- Required task -
Give back exactly the lines from the beginning of the listing below to the line holding "import seaborn as sns", both ends included; the pictures stay out.

(Entries with chart source code)
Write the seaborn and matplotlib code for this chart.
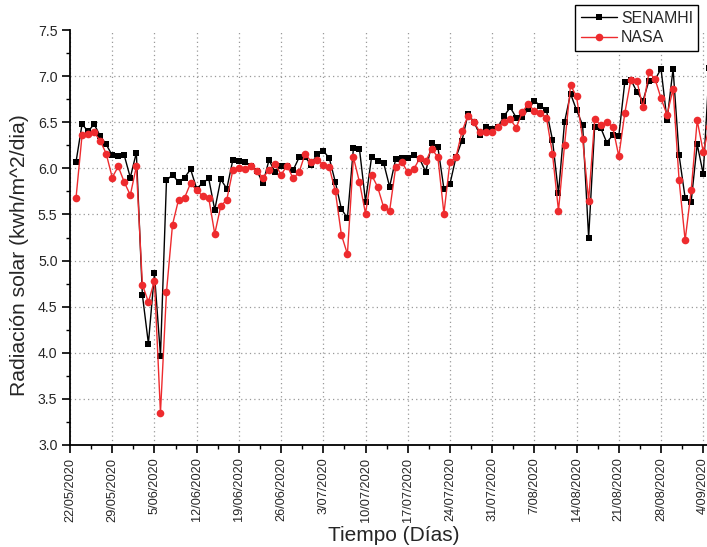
import numpy as np
import pandas as pd
import matplotlib
matplotlib.use("Agg")
import matplotlib.pyplot as plt
import matplotlib.dates as mdates
from matplotlib.ticker import MultipleLocator, FuncFormatter, FixedLocator
import seaborn as sns

# Daily solar radiation, 23/05/2020 - 05/09/2020
start_date = "2020-05-23"
senamhi = [6.07, 6.48, 6.40, 6.48, 6.35, 6.26, 6.14, 6.13, 6.14, 5.90,
           6.17, 4.63, 4.10, 4.86, 3.97, 5.87, 5.93, 5.85, 5.90, 5.99,
           5.78, 5.84, 5.89, 5.55, 5.88, 5.78, 6.09, 6.08, 6.07, 6.02,
           5.97, 5.84, 6.09, 5.96, 6.02, 6.02, 5.98, 6.12, 6.12, 6.04,
           6.16, 6.19, 6.11, 5.85, 5.56, 5.46, 6.22, 6.21, 5.64, 6.12,
           6.08, 6.06, 5.80, 6.10, 6.11, 6.11, 6.14, 6.10, 5.96, 6.28,
           6.23, 5.78, 5.83, 6.12, 6.30, 6.59, 6.50, 6.36, 6.45, 6.43,
           6.45, 6.57, 6.66, 6.55, 6.56, 6.64, 6.73, 6.68, 6.63, 6.31,
           5.73, 6.50, 6.81, 6.63, 6.47, 5.25, 6.45, 6.44, 6.28, 6.36,
           6.35, 6.94, 6.96, 6.83, 6.73, 6.95, 6.96, 7.08, 6.52, 7.08,
           6.14, 5.68, 5.64, 6.26, 5.94, 7.09]
nasa = [5.68, 6.36, 6.37, 6.39, 6.30, 6.16, 5.90, 6.02, 5.85, 5.71,
        6.02, 4.74, 4.55, 4.78, 3.35, 4.66, 5.39, 5.66, 5.68, 5.84,
        5.76, 5.70, 5.68, 5.29, 5.59, 5.66, 5.98, 6.00, 5.99, 6.02,
        5.97, 5.90, 5.98, 6.05, 5.93, 6.03, 5.89, 5.96, 6.16, 6.07,
        6.09, 6.04, 6.01, 5.75, 5.28, 5.07, 6.12, 5.85, 5.51, 5.93,
        5.80, 5.58, 5.54, 6.01, 6.07, 5.96, 5.99, 6.11, 6.08, 6.21,
        6.12, 5.51, 6.07, 6.12, 6.40, 6.57, 6.50, 6.39, 6.39, 6.39,
        6.45, 6.50, 6.53, 6.44, 6.61, 6.70, 6.62, 6.60, 6.55, 6.16,
        5.54, 6.25, 6.90, 6.78, 6.32, 5.65, 6.53, 6.47, 6.50, 6.45,
        6.13, 6.60, 6.96, 6.95, 6.66, 7.04, 6.97, 6.76, 6.58, 6.86,
        5.87, 5.22, 5.76, 6.52, 6.18, 6.45]
y_ticks = [3.0, 3.5, 4.0, 4.5, 5.0, 5.5, 6.0, 6.5, 7.0, 7.5]

dates = pd.date_range(start_date, periods=len(senamhi), freq="D")
df = pd.DataFrame({"Fecha": mdates.date2num(dates),
                   "SENAMHI": senamhi, "NASA": nasa})

sns.set_style("ticks")
plt.rcParams["font.family"] = ["Liberation Sans", "DejaVu Sans"]

fig = plt.figure(figsize=(7.07, 5.47), dpi=100)
# the frame runs a little past the right border of the figure
ax = fig.add_axes([70 / 707, 102 / 547, 648 / 707, 415 / 547])

sns.lineplot(data=df, x="Fecha", y="SENAMHI", ax=ax, color="black",
             marker="s", markersize=5, markeredgewidth=0, linewidth=1,
             label="SENAMHI", zorder=3)
sns.lineplot(data=df, x="Fecha", y="NASA", ax=ax, color="#ee2b2e",
             marker="o", markersize=5.5, markeredgewidth=0, linewidth=1,
             label="NASA", zorder=4)

x0 = mdates.date2num(pd.Timestamp("2020-05-22"))
major_x = mdates.date2num(pd.date_range("2020-05-22", "2020-09-04", freq="7D"))
minor_x = major_x + 3.5
ax.xaxis.set_major_locator(FixedLocator(major_x))
ax.xaxis.set_minor_locator(FixedLocator(minor_x))
ax.xaxis.set_major_formatter(FuncFormatter(
    lambda v, p: (lambda d: f"{d.day}/{d.month:02d}/{d.year}")(mdates.num2date(v))))
ax.set_xlim(x0, x0 + 107.45)
ax.set_ylim(3.0, 7.5)
ax.yaxis.set_major_locator(FixedLocator(y_ticks))
ax.yaxis.set_minor_locator(MultipleLocator(0.25))
ax.yaxis.set_major_formatter(FuncFormatter(lambda v, p: f"{v:.1f}"))

ax.tick_params(axis="x", labelsize=9.2, labelrotation=90)
ax.tick_params(axis="y", labelsize=10.2)
ax.tick_params(which="major", direction="out", length=5.5, width=1.2, color="black")
ax.tick_params(which="minor", direction="out", length=3, width=1, color="black")

# dotted grid: weekly verticals, horizontals between the axis ends
grid_style = dict(linestyle=(0, (1, 2.5)), color="#999999", linewidth=0.9, zorder=1)
ax.grid(True, which="major", axis="x", **grid_style)
ax.grid(False, axis="y")
for yv in y_ticks[1:-1]:
    ax.axhline(yv, **grid_style)

for side in ("top", "right"):
    ax.spines[side].set_visible(False)
for side in ("left", "bottom"):
    ax.spines[side].set_linewidth(1.3)
    ax.spines[side].set_color("black")

ax.set_xlabel("Tiempo (Días)", fontsize=15, labelpad=3)
ax.set_ylabel("Radiación solar (kwh/m^2/dia)", fontsize=15.2)
ax.yaxis.set_label_coords(-41 / 648, (445 - 255) / 415)

leg = ax.legend(loc="upper left", bbox_to_anchor=(575 / 707, 1 - 5 / 547),
                bbox_transform=fig.transFigure, fontsize=11.4, frameon=True,
                fancybox=False, edgecolor="black", handlelength=2.3,
                borderpad=0.35, labelspacing=0.3, handletextpad=0.25,
                borderaxespad=0)
leg.get_frame().set_linewidth(1)
leg.get_frame().set_alpha(1)

fig.savefig("out.png", dpi=100)
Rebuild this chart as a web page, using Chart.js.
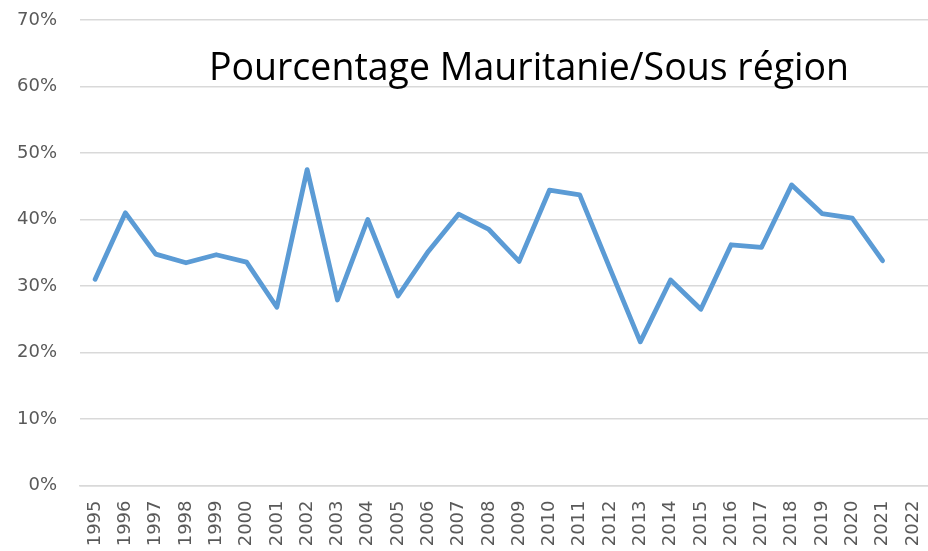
<!DOCTYPE html>
<html><head><meta charset="utf-8">
<script src="https://cdn.jsdelivr.net/npm/chart.js@4/dist/chart.umd.min.js"></script>
<style>html,body{margin:0;padding:0;background:#fff}#wrap{width:928px;height:551px}</style>
</head><body><div id="wrap"><canvas id="c" width="928" height="551"></canvas></div>
<script>
const years = ["1995","1996","1997","1998","1999","2000","2001","2002","2003","2004","2005","2006","2007","2008","2009","2010","2011","2012","2013","2014","2015","2016","2017","2018","2019","2020","2021","2022"];
const pourcentage = [31.0,41.0,34.8,33.5,34.7,33.6,26.8,47.5,27.9,40.0,28.5,35.2,40.8,38.5,33.7,44.4,43.7,32.6,21.6,30.9,26.5,36.2,35.8,45.2,40.9,40.2,33.8,null];
const yTickValues = [0,10,20,30,40,50,60,70];
const chartTitle = "Pourcentage Mauritanie/Sous région";

const titlePlugin = {
  id: 'overlayTitle',
  afterDraw(chart) {
    const ctx = chart.ctx;
    ctx.save();
    ctx.font = '37.5px "Open Sans"';
    ctx.fillStyle = '#000';
    ctx.textAlign = 'center';
    ctx.textBaseline = 'alphabetic';
    ctx.fillText(chartTitle, 529, 80);
    ctx.restore();
  }
};

new Chart(document.getElementById('c'), {
  type: 'line',
  data: { labels: years, datasets: [{ data: pourcentage, borderColor: '#5B9BD5', borderWidth: 4.8, pointRadius: 0, tension: 0, fill: false, borderCapStyle: 'round', borderJoinStyle: 'round' }] },
  options: {
    responsive: false, animation: false,
    layout: { padding: { top: 20, right: 0, left: 0, bottom: 0 } },
    plugins: { legend: { display: false }, tooltip: { enabled: false } },
    scales: {
      x: {
        offset: true,
        grid: { display: false, drawTicks: false },
        border: { color: '#D9D9D9', width: 1.5 },
        ticks: { minRotation: 90, maxRotation: 90, color: '#595959', font: { family: '"DejaVu Sans"', size: 18 }, padding: 15, autoSkip: false },
        afterFit(s) { s.height = 65.5; s.paddingRight = 0; s.paddingLeft = 0; }
      },
      y: {
        min: yTickValues[0], max: yTickValues[yTickValues.length - 1],
        grid: { color: '#D9D9D9', lineWidth: 1.5, drawTicks: false },
        border: { display: false },
        ticks: { stepSize: 10, color: '#595959', font: { family: '"DejaVu Sans"', size: 18 }, padding: 23,
          callback: v => v + '%' },
        afterFit(s) { s.width = 80; s.paddingTop = 0; s.paddingBottom = 0; }
      }
    }
  },
  plugins: [titlePlugin]
});
</script>
</body></html>
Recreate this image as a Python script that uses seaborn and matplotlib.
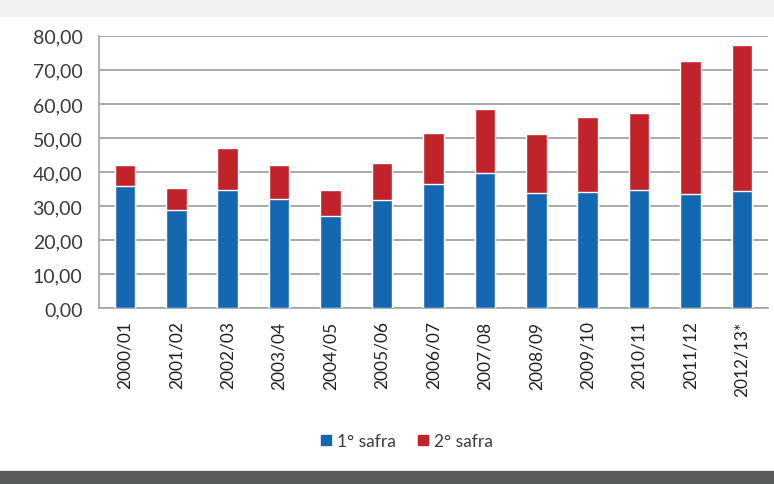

- Solution for this task -
Write the seaborn and matplotlib code for this chart.
import numpy as np
import pandas as pd
import matplotlib
matplotlib.use("Agg")
import matplotlib.pyplot as plt
import matplotlib.dates as mdates
from matplotlib.ticker import MultipleLocator, FuncFormatter, FixedLocator
import seaborn as sns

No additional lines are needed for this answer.